As if Cuba Gooding, Jr. hadn’t debased himself sufficiently in such unhappy mistakes as the rabid “Rat Race” and the tepid “Snow Dogs,” he now outdoes himself with a farce that’s extraordinarily offensive as well as stupid. “Boat Trip” is about a straight guy–on the rebound after being dumped by his girlfriend Felicia (Vivica A. Fox), whom he’d vomited on during on hot-air balloon ride–who mistakenly goes on a cruise designed for gays. Initially distressed at the turn of events, he changes his mind when he meets Gabriella (Roselyn Sanchez), an entrancing crew member who’s been hurt so often that she appreciates chumming around with a man she assumes couldn’t possibly be interested in her. To romance her, therefore, he has to pretend to be homosexual, and get his chubby buddy (SNL’s Horatio Sanz) to go along with the imposture. You can just imagine all the wacky shenanigans that result, especially when his erstwhile fiancée shows up to win him back. You’d be well advised, at least, to leave them all to the imagination, because actually experiencing them is pretty horrible. They involve not only the misrepresentations between the fellow and his would-be soul-mate, but a team of Scandinavian “tanning” contestants who make their way onto the ship along with a grotesque old “coach” (Lin Shaye, from several Farrelly Brothers movies) and a determined old queen who takes an interest in our hero’s rotund pal–a role played by none other than former James Bond Roger Moore.
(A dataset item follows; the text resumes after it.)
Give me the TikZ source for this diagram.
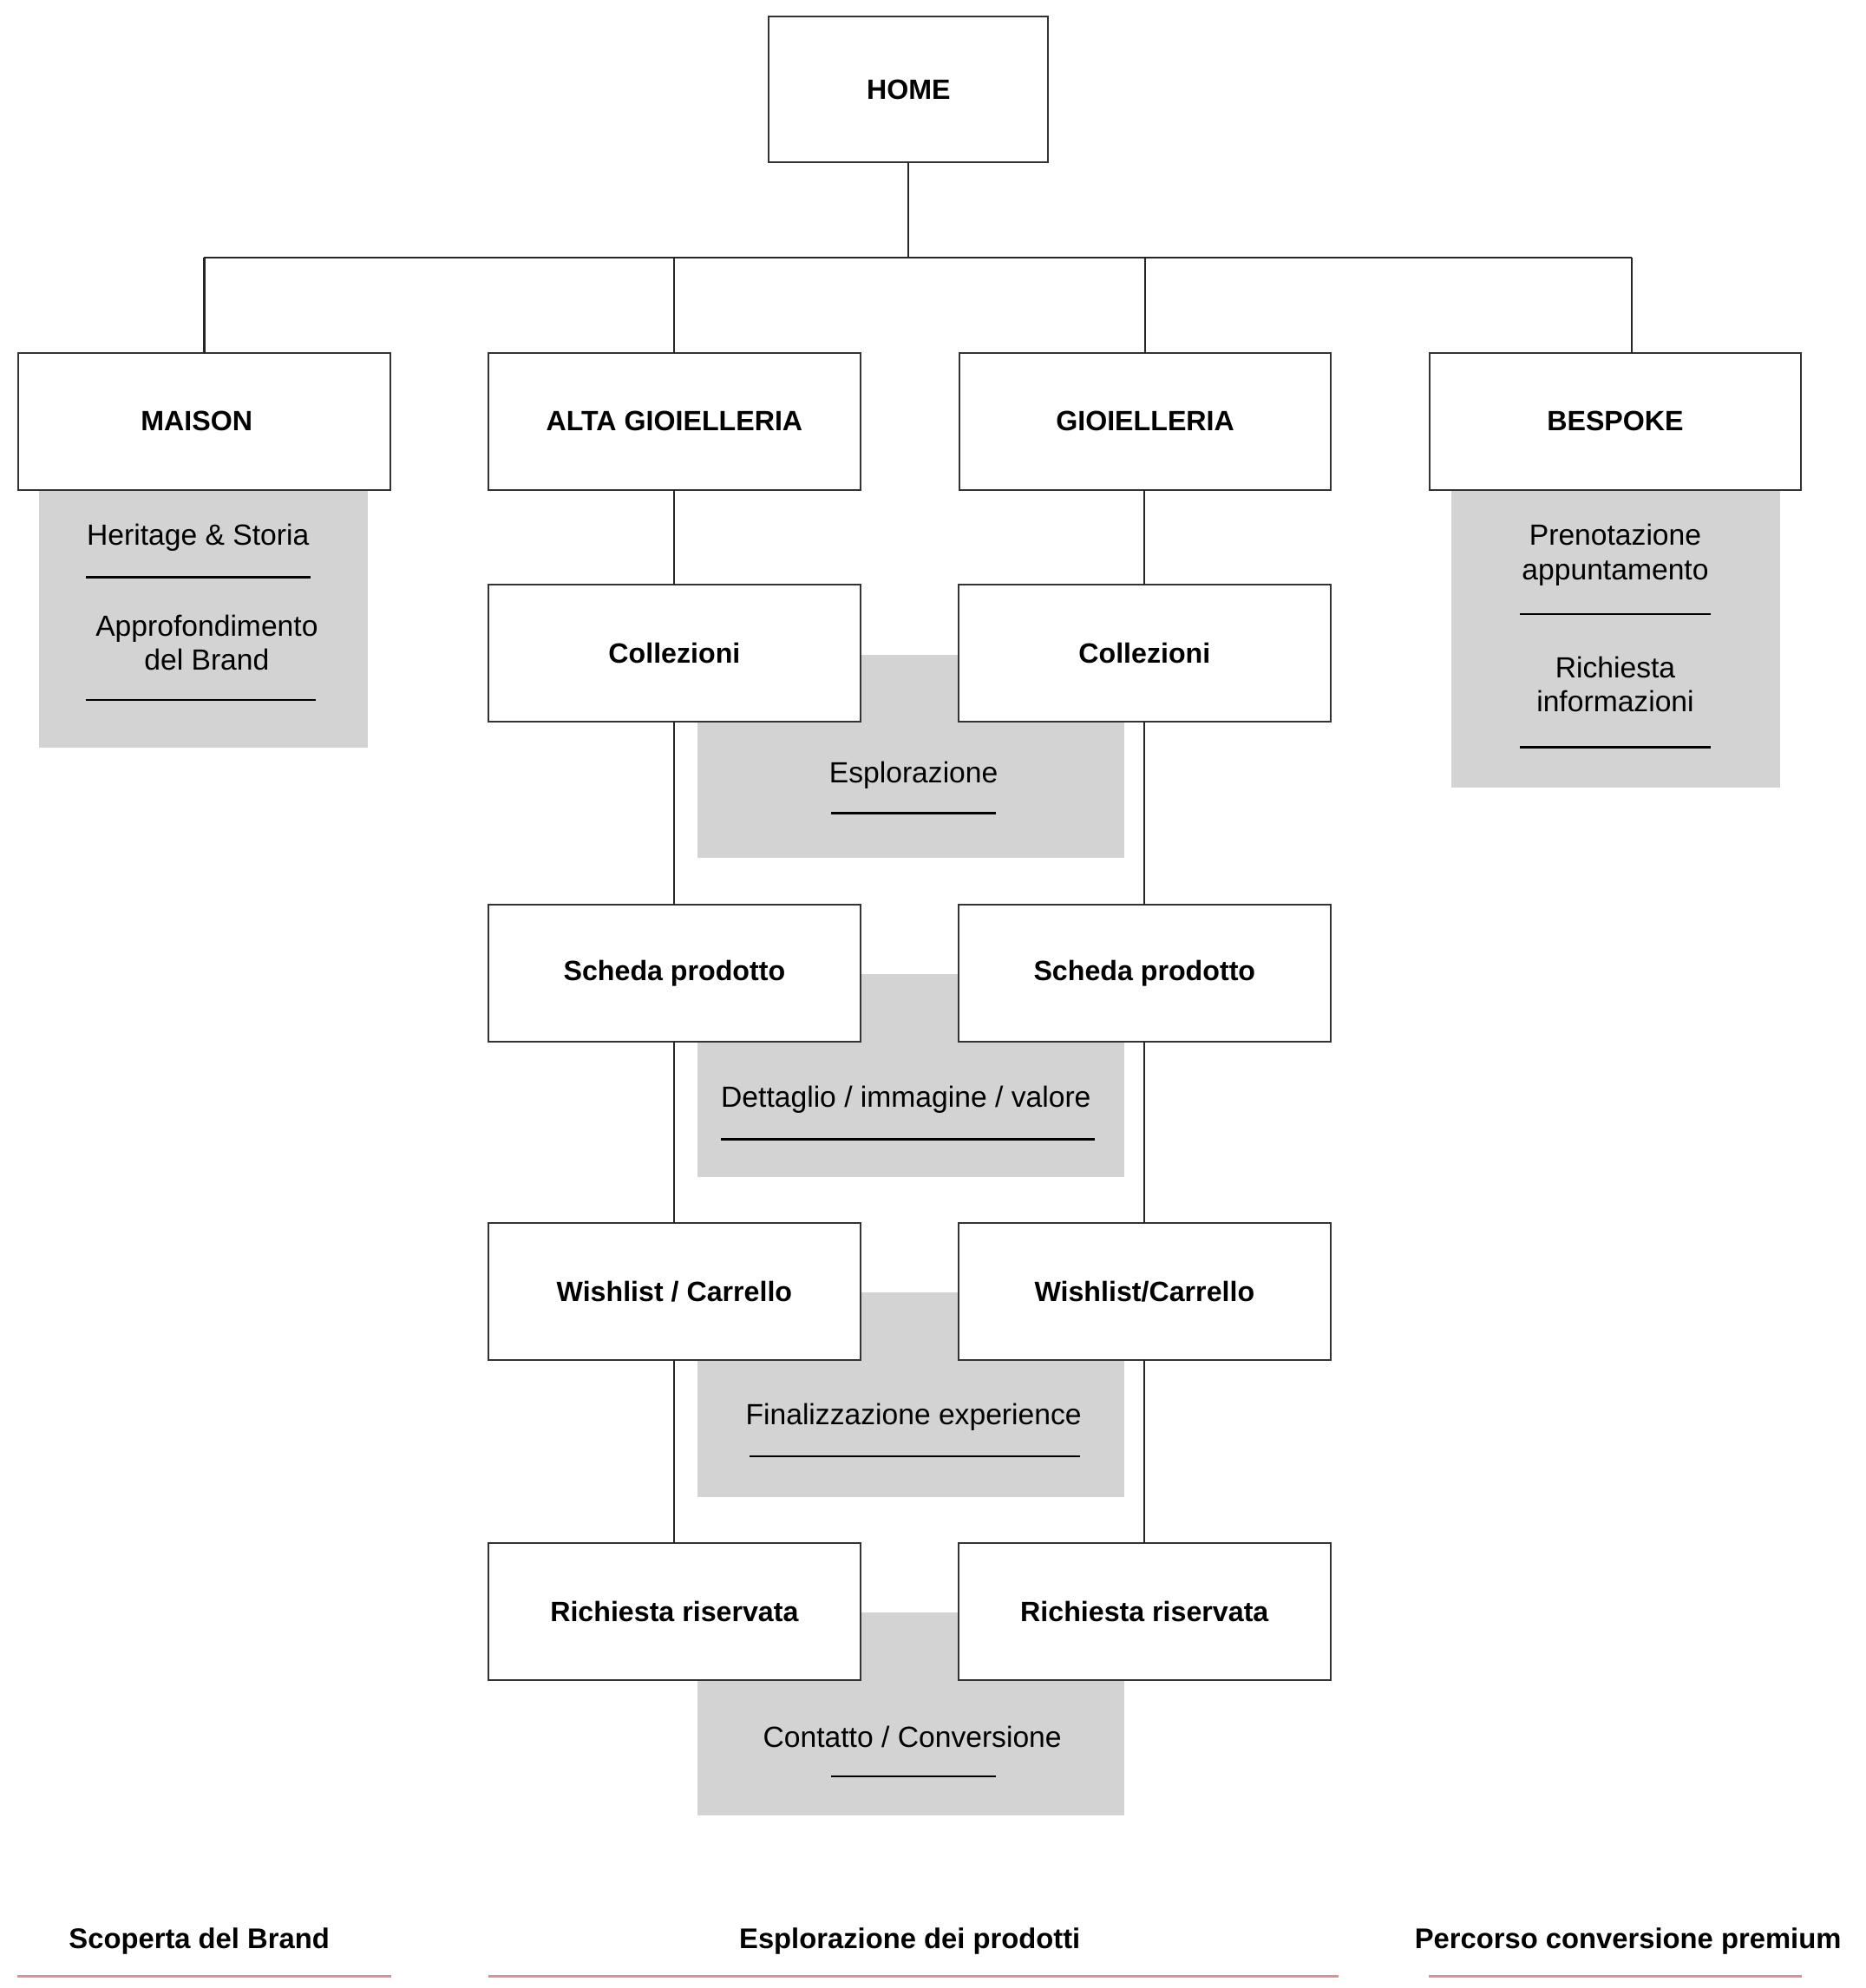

“Boat Trip” is the sort of astronomically awful farce that leaves no leering or vulgar gag unused and no stereotype unexplored in its search for cheap laughs. But one must admit that it’s even worse when it tries to be sensitive, and abandons even the slightest glimmer of logic in the attempt. Consider a scene in which, within the span of about thirty seconds, the picture’s lovable drag queen Hector (Maurice Godin)–an obligatory character–first claims only recently to have come out, but then follows up with a lachrymose story about how his father hadn’t spoken to him for twenty years because he so disliked gays. Of course, it’s hardly fair to expect this kind of farce to respect even the flimsiest rules of plausibility, but still….
Why sentient actors would allow themselves to be trapped in such stuff is incomprehensible–certainly an empty resumé would be preferable to one to one that listed a title like this. But here they are nonetheless. Gooding mugs, smirks and engages in lots of unfunny slapstick; one feels nothing but pained embarrassment for him. Moore keeps the proverbial stuff upper lip while he delivers his string of infamous lines, and Sanchez slinks about while managing to make most of her dialogue at least intelligible (though she proves incapable of the word “deceitful”). Fox’s shrew routine, though, is old hat indeed. As for Sanz, he’ll have to learn that the kind of brutally broad shtick that works on the small screen needs severe toning down on the large one. Will Ferrell shows up for a cameo as a travel agent, presumably as favor to his SNL associate, and proves as creepy as ever in just a minute or so of footage. It only remains to note that Mort Nathan’s direction is cruelly labored, and that the picture has an unpleasantly garish look.
In the final analysis, you’d have to go back to “Gilligan’s Island” to find an equally bad comedic shipwreck. Cancel your reservation immediately, even if the ticket is non-refundable.